Carmack posted bond immediately after being arrested and did not serve any time in jail for the latest DUI.
“Over the past few years, it has become the trend in the legislature to strip away mandatory minimum sentences from our most serious charges. This is the result," District Attorney George Brauchler said in a statement.
Deb Grenske is one of several Coloradans disturbed by the lenient sentence. She has been fighting for years to strengthen the state's DUI laws after a repeat drunk driver ran a stop sign and hit her son four years ago. He survived but suffered serious injuries.

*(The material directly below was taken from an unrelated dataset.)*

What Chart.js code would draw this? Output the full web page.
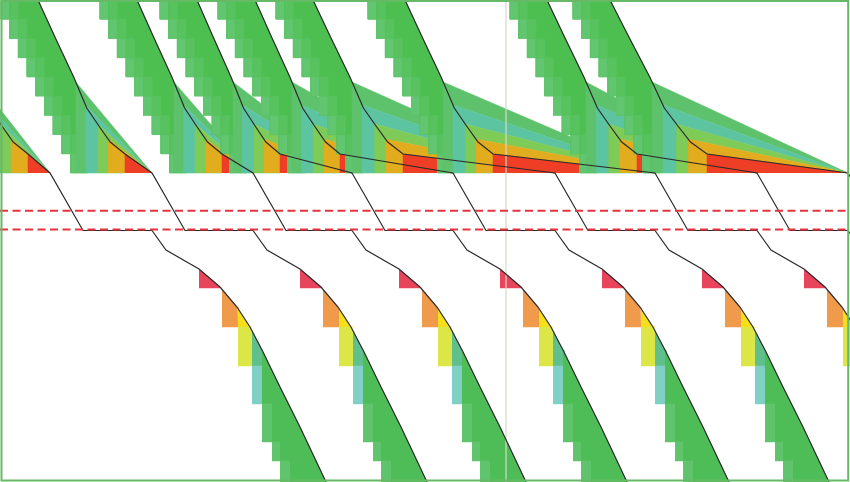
<!DOCTYPE html>
<html><head><meta charset="utf-8">
<script src="https://cdn.jsdelivr.net/npm/chart.js@4.4.1/dist/chart.umd.min.js"></script>
<style>html,body{margin:0;padding:0;background:#fff;overflow:hidden}</style>
</head><body>
<canvas id="c" width="850" height="482"></canvas>
<script>
// ---- data (x in time units, y in level units, level 0 at the top) ----
// upper ribbons: where each descending curve leaves the top, where it reaches the red band, and where it meets the floor
const upperTop  = [-5.9, 3.8, 13.7, 19.7, 25.5, 31.3, 40.5, 54.7, 61.0];
const upperEnd  = [2.8, 12.5, 22.2, 28.0, 34.0, 40.3, 49.3, 63.7, 70.7];
const upperMeet = [5.0, 15.2, 25.3, 35.2, 45.3, 55.5, 65.5, 75.7, 84.8];
// shape of the descending curve: level reached and share of its horizontal run
const curveLevel = [0, 3.8, 7.7, 10.8, 12.6, 14.2, 15.4];
const curveShare = [0, 0.20, 0.41, 0.56, 0.70, 0.83, 1];
// fan layers (green, teal, lime, gold, red): level where each one leaves the curve
const fanLevel = [8.2, 10.5, 12.4, 13.9, 15.4];
const bandFloor = 17.3;
const rowCount = 9;
const stepShift = 0.87;
const stepBack = 3.7;
// lower falls: run from the start of the fall and level reached
const lowerRun   = [0, 1.4, 4.7, 6.8, 8.5, 9.8, 11.1, 12.8, 14.8, 17.4];
const lowerLevel = [23.05, 25.0, 26.9, 28.7, 30.7, 32.7, 35.2, 38.7, 42.7, 48.2];
// lower colour columns: run range and floor level
const colFrom  = [4.7, 7.0, 8.6, 10.0, 11.0, 12.0, 12.8, 13.8];
const colTo    = [6.8, 8.6, 10.0, 11.0, 12.0, 12.8, 13.8, 17.4];
const colFloor = [28.8, 32.7, 36.6, 40.4, 44.2, 46.1, 48.2, 48.2];
const slopeRun = 3.3;
const lowerTopLevel = 23.05;
const thresholds = [21.07, 22.95];
const markerX = 50.6;

// ---- styles ----
const COLORS = {
  band: '#4dbf51', stepLight: '#62c56f', stepMid: '#57c25e',
  fan: ['#5ec26c', '#5cc4a1', '#7fcb58', '#e1ac1e', '#ee3e26'],
  lowerUpper: [null, '#f09a4b', '#f5df1b', '#5fc08b', '#4fbd57', '#4fbd57', '#4fbd57', '#4fbd57'],
  lowerLower: ['#e8445c', '#f09a4b', '#dce646', '#80d0c6', '#60c46c', '#60c46c', '#60c46c', null],
  line: '#2b2b2b', dash: '#e5343c', marker: 'rgba(212,216,200,0.8)', frame: '#66ba66'
};

function interp(xs, ys, v) {
  if (v <= xs[0]) return ys[0];
  for (let i = 1; i < xs.length; i++) {
    if (v <= xs[i]) { const t = (v - xs[i-1]) / (xs[i] - xs[i-1]); return ys[i-1] + t * (ys[i] - ys[i-1]); }
  }
  return ys[ys.length - 1];
}
const P = (x, y) => ({x, y});
const sets = [];
function poly(pts, color) {
  sets.push({data: pts, fill: 'shape', backgroundColor: color, borderColor: color, borderWidth: 0.5, pointRadius: 0, tension: 0});
}
function path(pts, color, width, dash) {
  sets.push({data: pts, fill: false, borderColor: color, borderWidth: width, borderDash: dash || [], pointRadius: 0, tension: 0});
}

const rowH = bandFloor / rowCount;
// upper ribbons
upperTop.forEach((T, k) => {
  const E = upperEnd[k], C = upperMeet[k];
  const cx = y => T + interp(curveLevel, curveShare, y) * (E - T);
  const curve = curveLevel.map(y => P(cx(y), y));
  const left = r => T - stepBack + stepShift * r;
  const stair = [];
  for (let r = 0; r < rowCount; r++) stair.push(P(left(r), r * rowH), P(left(r), (r + 1) * rowH));
  poly([...stair, P(E, bandFloor), ...curve.slice().reverse()], COLORS.band);
  [[0, COLORS.stepLight], [1, COLORS.stepMid]].forEach(([off, col]) => {
    const a = [], b = [];
    for (let r = 0; r < rowCount; r++) {
      const x0 = left(r + off), x1 = left(r + off + 1);
      a.push(P(x0, r * rowH), P(x0, (r + 1) * rowH));
      b.push(P(x1, r * rowH), P(x1, (r + 1) * rowH));
    }
    poly([...a, ...b.reverse()], col);
  });
  fanLevel.forEach((y, i) => {
    const x0 = cx(y);
    if (i < fanLevel.length - 1) {
      const y1 = fanLevel[i + 1], x1 = cx(y1);
      poly([P(x0, bandFloor), P(x0, y), P(C, bandFloor), P(x1, y1), P(x1, bandFloor)], COLORS.fan[i]);
    } else {
      poly([P(x0, bandFloor), P(x0, y), P(C, bandFloor)], COLORS.fan[i]);
    }
  });
});

// lower falls
upperMeet.slice(1).forEach(S => {
  const ly = dx => interp(lowerRun, lowerLevel, dx);
  colFrom.forEach((from, c) => {
    const to = colTo[c];
    const runs = [from, ...lowerRun.filter(r => r > from && r < to), to];
    const floor = colFloor[c];
    const prev = c > 0 ? colFloor[c - 1] : -Infinity;
    if (c > 0 && COLORS.lowerUpper[c] && runs.some(r => ly(r) < prev)) {
      poly([...runs.map(r => P(S + r, Math.min(ly(r), prev))), P(S + to, prev), P(S + from, prev)], COLORS.lowerUpper[c]);
    }
    if (floor > prev && COLORS.lowerLower[c]) {
      poly([...runs.map(r => P(S + r, Math.max(ly(r), prev))), P(S + to, floor), P(S + from, floor)], COLORS.lowerLower[c]);
    }
  });
});

// marker
path([P(markerX, 0), P(markerX, 48.2)], COLORS.marker, 1.5);

// black connecting lines
upperTop.forEach((T, k) => {
  const E = upperEnd[k], C = upperMeet[k];
  const pts = curveLevel.map(y => P(T + interp(curveLevel, curveShare, y) * (E - T), y));
  pts.push(P(C, bandFloor), P(C + slopeRun, lowerTopLevel));
  const S = upperMeet[k + 1];
  if (S !== undefined) lowerRun.forEach((r, j) => pts.push(P(S + r, lowerLevel[j])));
  path(pts, COLORS.line, 1.2);
});

// dashed thresholds
thresholds.forEach(y => path([P(0, y), P(85, y)], COLORS.dash, 2, [8, 4.5]));

// frame
path([P(0.15, 0.1), P(84.82, 0.1), P(84.82, 48.05), P(0.15, 48.05), P(0.15, 0.1)], COLORS.frame, 2);

sets.forEach((d, i) => { d.order = sets.length - i; d.clip = 3; });

new Chart(document.getElementById('c'), {
  type: 'line',
  data: {datasets: sets},
  options: {
    responsive: false, animation: false, events: [],
    layout: {padding: 0},
    plugins: {legend: {display: false}, tooltip: {enabled: false}},
    scales: {
      x: {type: 'linear', min: 0, max: 85, display: false},
      y: {type: 'linear', min: 0, max: 48.2, reverse: true, display: false}
    },
    elements: {point: {radius: 0}, line: {tension: 0}}
  }
});
</script>
</body></html>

"I'm scared and here's why," Grenske said. "In all the research we did so we could testify, we found out for every time a drunk driver is caught, he's driven 80 times and not gotten caught."
Last year, Colorado joined 45 other states in creating a felony DUI law. But what Colorado's law didn't do was mandate jail time for most repeat offenders.
"It's watered down and we knew that. It was the only thing we could get passed," Grenske said.
The Grenskes said that's a slap in the face to her family and the many others who have lost loved to repeat drunk drivers.
"In our cul-de-sac of six houses we have 11 children here, and I hope none of them get the call we got when our son was hit," Gary Grenske said.
Added Brauchler: "While Colorado’s 1-year-old felony DUI law was a step in the right direction, it lacks the promise of prison needed to protect our community from those who drive dangerously drunk on our roads over and over and over again.”